The theory of our system is, everyone gets one vote, preventing the few most powerful from ruling, and the people choose the policies they want by voting for a representative.
That representative has the word represent in the job name, and is supposed to listen to their constituents and represent them.
Sounded good in 1789 and they voted for it.
But what do we have today?
A system in which powerful interests gain billions of dollars by policies being allowed that are against the public interest.
They get to spend a tiny fraction of the profits they’ll make on politics, and provide the mast majority of the funding to winning candidates.
Leaders say things in a campaign. If they just say what gets votes and win, and then do different things, there is no penalty before the next election.
If they ARE voted out, there are lobbying jobs from those interests waiting for them to get a big pay raise.

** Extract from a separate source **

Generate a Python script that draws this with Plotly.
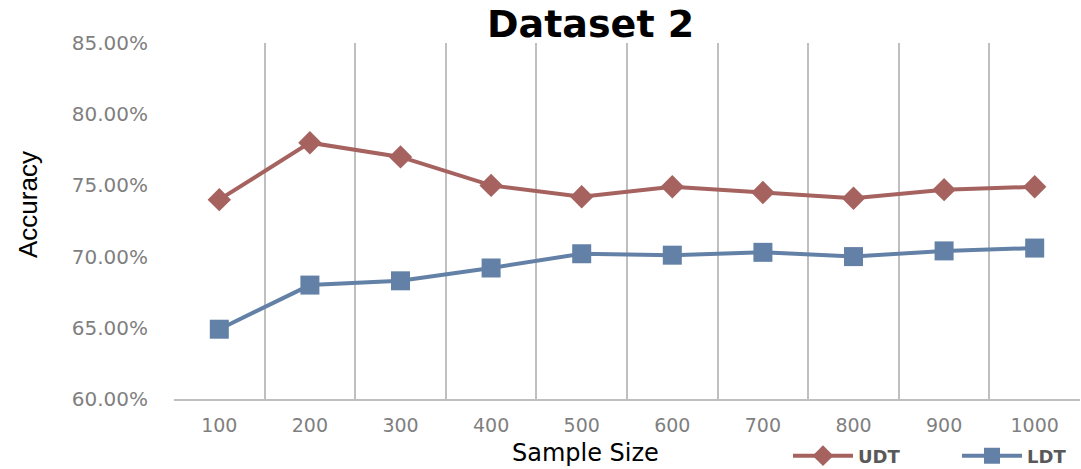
import plotly.graph_objects as go

categories = ["100", "200", "300", "400", "500", "600", "700", "800", "900", "1000"]
udt = [0.740, 0.780, 0.770, 0.750, 0.742, 0.749, 0.745, 0.741, 0.747, 0.749]
ldt = [0.649, 0.680, 0.683, 0.692, 0.702, 0.701, 0.703, 0.700, 0.704, 0.706]
y_ticks = [0.60, 0.65, 0.70, 0.75, 0.80, 0.85]

UDT_COLOR = "#A5625F"
LDT_COLOR = "#6381A6"
GRID = "#BFBFBF"

fig = go.Figure()
fig.add_trace(go.Scatter(
    x=categories, y=udt, name="UDT", mode="lines+markers",
    line=dict(color=UDT_COLOR, width=4),
    marker=dict(symbol="diamond", size=18, color=UDT_COLOR),
))
fig.add_trace(go.Scatter(
    x=categories, y=ldt, name="LDT", mode="lines+markers",
    line=dict(color=LDT_COLOR, width=4),
    marker=dict(symbol="square", size=19, color=LDT_COLOR),
))

W, H = 1081, 469
L, R, T, B = 174, 1, 43, 70

fig.update_layout(
    width=W, height=H,
    margin=dict(l=L, r=R, t=T, b=B),
    paper_bgcolor="white", plot_bgcolor="white",
    showlegend=True,
    legend=dict(
        orientation="h", xref="container", yref="container",
        x=788 / W, y=(H - 456) / H, xanchor="left", yanchor="middle",
        font=dict(family="DejaVu Sans", size=18, color="#595959", weight="bold"),
        itemwidth=60, entrywidth=94, entrywidthmode="pixels",
        bgcolor="rgba(0,0,0,0)", tracegroupgap=0,
    ),
    xaxis=dict(
        type="category", tickson="boundaries", showgrid=True,
        gridcolor=GRID, gridwidth=2,
        showline=True, linecolor=GRID, linewidth=2,
        ticks="", ticklabelstandoff=8,
        tickfont=dict(family="DejaVu Sans", size=19, color="#7F7F7F"),
        range=[-0.5, 9.5],
    ),
    yaxis=dict(
        range=[0.60, 0.85], tickvals=y_ticks, tickformat=".2%",
        showgrid=False, zeroline=False, showline=False, ticks="",
        ticklabelstandoff=25,
        tickfont=dict(family="DejaVu Sans", size=20, color="#7F7F7F"),
    ),
)

ph = H - T - B
def py(pix):
    return (H - B - pix) / ph

pw = W - L - R
def px(pix):
    return (pix - L) / pw

fig.add_annotation(text="Dataset 2", xref="paper", yref="paper",
                   x=px(590), y=py(24), xanchor="center", yanchor="middle",
                   showarrow=False,
                   font=dict(family="DejaVu Sans", size=38, color="black", weight="bold"))
fig.add_annotation(text="Accuracy", xref="paper", yref="paper",
                   x=px(28), y=py(205), xanchor="center", yanchor="middle",
                   textangle=-90, showarrow=False,
                   font=dict(family="Liberation Sans", size=26, color="black"))
fig.add_annotation(text="Sample Size", xref="paper", yref="paper",
                   x=px(585), y=py(469), xanchor="center", yanchor="bottom",
                   showarrow=False,
                   font=dict(family="DejaVu Sans", size=24, color="black"))

fig.write_html("out.html", config={"displayModeBar": False},
               post_script="document.body.style.margin='0';document.body.style.padding='0';")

So, they don’t listen to the voters, and serve the special interests until all the money stops winning them election, and they’re replace by the next person who does the same thing.
With voters SO influenced by fame, media, and advertising, how is the system going to be anything but terribly corrupt, far from the idea of picking a good representative?
Can you name any national leaders who did not fit the above — who did not have large fame, or large money, or large media? Probably not, if you can let me know but you had to think?
I don’t think there’s any other organization in society setup anywhere nearly as crazily, designed not to work.
To look for an analogy I have to make one up — imagine if our criminal trials were changed to where the defendant hired whoever he wanted, paying them any amount, to be the judge.
It could be sold as ‘reducing taxpayer cost’. It could still say the judge should decide based on the facts.
But as a practical matter, it would be a DISASTER, utterly corrupt, where the rich were immune and the poor were screwed, where everyone could see the system did not do what it’s supposed to.
Sound familiar? That could be said of our political system with blah blah represent the people ya right, where the money and the facts of how it operates ensure it’s so non-representative that a study found the non-donating voters have not 90%, not 50%, not 25%, but effectively zero influence on the votes.
And that’s the system we’re working with trying to get better people elected in.
It is simply crazy and guaranteed to be a disaster. But no one likes to talk about that — you’d have to question your country, your system, there’s no clear alternative or fix on the horizon.
So, ignore it, and repeat the description about how it’s supposed to function as representative.
What we have instead is a system where the need for votes has it make just enough sense to vote for SOME things where no powerful interest minds that can appeal to voters.
Seriously, when is the last time our democracy stood up to:
- The military industry — budget still exploding 25 years after the cold war
- Big Pharma — Medicare Part D, ACA both increasing its profits
- Wall Street — and don’t say the minimal Dodd-Frank now being repealed
- The broad corporate interests — instead ALEC gives lawmakers the bills to pass
Clearly I could go on. To answer my own question, the military industry last in the 1950’s, Big Pharma never, Wall Street in the 1930’d, and broad corporate interests in the 1930’s.
Shocking, then, that inequality is at record levels, trillions redistributed from the middle class to the rich, Republicans just yesterday again voting to move hundreds of billions from healthcare to the 1%.
I think it’s good to just point out how crazy it is.